Between Sept. 1 and Oct. 30, people can help the Ohio Pollinator Habitat Initiative by gathering milkweed seed pods from established plants and dropping them off at collection stations around the state.
The seeds are to be planted along ODOT’s 19,000 miles of highway right-of-way statewide.
“Common milkweed is essential to the survival of monarch butterflies in Ohio,” Marci Lininger, a biologist with the U.S. Fish and Wildlife Service, said in a prepared ODOT statement.
“Ohio is a priority area for monarchs. Fourth-generation monarch butterflies hatch in Ohio in late summer, migrate north to Canada, and then come back through Ohio once more in order to fly to Mexico for the winter,” Ms. Lininger said. “This same generation is also responsible for starting the life cycle all over again in the spring, laying the following year’s first generation of monarchs.”
“Planting milkweed and other native wildflowers on our roadsides benefit the pollinators who in turn benefit agriculture,” ODOT Director Jerry Wray said. “They also beautify our highways and reduce mowing costs — a double bonus for Ohio taxpayers.”
The Ohio Pollinator Habitat Initiative was formed in response to a 2014 petition to list the monarch butterfly as federally endangered. It is an educational campaign to inform landowners, farmers, government agencies, and the general public of the importance of pollinators to human food supplies and the habitats they need to survive.
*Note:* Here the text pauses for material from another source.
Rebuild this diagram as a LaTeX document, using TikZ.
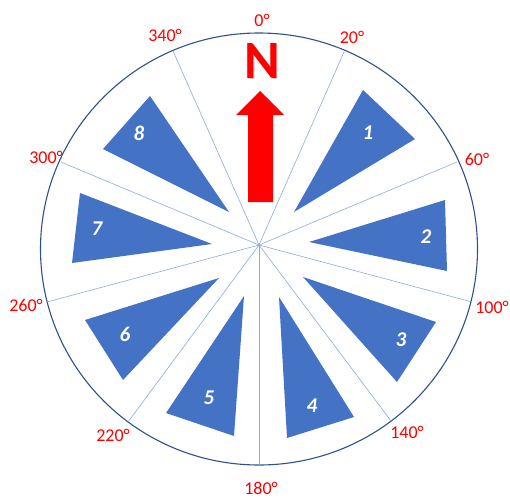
\documentclass[tikz,border=0pt]{standalone}
\usepackage{fontspec}
\setmainfont{Carlito}
\definecolor{triblue}{HTML}{4472C4}
\definecolor{spokeblue}{HTML}{8FAADC}
\definecolor{rimblue}{HTML}{2F528F}
\definecolor{degred}{HTML}{FF0000}
\begin{document}
\begin{tikzpicture}[x=1pt,y=-1pt,
  spoke/.style={draw=spokeblue, line width=0.6pt},
  tri/.style={fill=triblue, draw=none},
  deg/.style={text=degred, font=\fontsize{18}{18}\selectfont, inner sep=0pt},
  num/.style={text=white, font=\fontsize{21}{21}\selectfont\bfseries\itshape, inner sep=0pt}]
\useasboundingbox (0,0) rectangle (510,500);
\fill[white] (0,0) rectangle (510,500);
% rim
\draw[draw=rimblue, line width=1.1pt] (259,249) ellipse [x radius=218.5, y radius=216];
% spokes
\coordinate (c) at (259,245);
\coordinate (e20) at (344,52);
\coordinate (e60) at (457,162);
\coordinate (e100) at (472,302);
\coordinate (e140) at (391,421);
\coordinate (e180) at (259,465);
\coordinate (e220) at (128,422);
\coordinate (e260) at (47,302);
\coordinate (e300) at (61,162);
\coordinate (e340) at (173,51);
\foreach \e in {e20,e60,e100,e140,e180,e220,e260,e300,e340}
  \draw[spoke] (c) -- (\e);
% triangles
\fill[tri] (363,90) -- (415,139) -- (294,212) -- cycle;
\fill[tri] (445,200) -- (447,271) -- (309,242) -- cycle;
\fill[tri] (303,277) -- (436,322) -- (397,382) -- cycle;
\fill[tri] (279,297) -- (354,417) -- (287,438) -- cycle;
\fill[tri] (244,296) -- (234,436) -- (166,413) -- cycle;
\fill[tri] (219,278) -- (85,320) -- (123,380) -- cycle;
\fill[tri] (80,193) -- (212,244) -- (72,263) -- cycle;
\fill[tri] (150,96) -- (103,149) -- (229,212) -- cycle;
% numbers
\node[num] (n1) at (368,133) {1};
\node[num] (n2) at (426,237) {2};
\node[num] (n3) at (401,340) {3};
\node[num] (n4) at (312,406) {4};
\node[num] (n5) at (209,398) {5};
\node[num] (n6) at (125,334) {6};
\node[num] (n7) at (97,229) {7};
\node[num] (n8) at (139,133) {8};
% north arrow
\fill[degred] (260,91) -- (284,115) -- (273,115) -- (273,202) -- (248,202) -- (248,115) -- (236,115) -- cycle;
\node[text=black!40, opacity=0.5, font=\fontsize{54}{54}\selectfont\bfseries, inner sep=0pt] (Nsh) at (263.2,62.2) {N};
\node[text=degred, font=\fontsize{54}{54}\selectfont\bfseries, inner sep=0pt] (N) at (262,61) {N};
% degree labels
\node[deg] (d0) at (262,20) {0°};
\node[deg] (d20) at (352,37) {20°};
\node[deg] (d60) at (477,159) {60°};
\node[deg] (d100) at (492,307) {100°};
\node[deg] (d140) at (407,432) {140°};
\node[deg] (d180) at (261,488) {180°};
\node[deg] (d220) at (113,435) {220°};
\node[deg] (d260) at (26,305) {260°};
\node[deg] (d300) at (46,157) {300°};
\node[deg] (d340) at (165,35) {340°};
\end{tikzpicture}
\end{document}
Milkweed seed pods ideally are picked when they are dry and gray or brown in color. If the center seam pops with gentle pressure, the pods are ready for picking.
Pods should be stored in paper bags or grocery sacks so they stay dry, then placed in a cool, dry area until they can be delivered to a collection station. Collection stations are located at Ohio Department of Agriculture Soil and Water Conservation District offices in most counties.
Harvesting pods does not affect milkweed plant populations in established areas, according to ODOT. People harvesting pods should wear clothing appropriate for outdoors and consider wearing disposable gloves while picking and handling the pods, according to the ODOT release.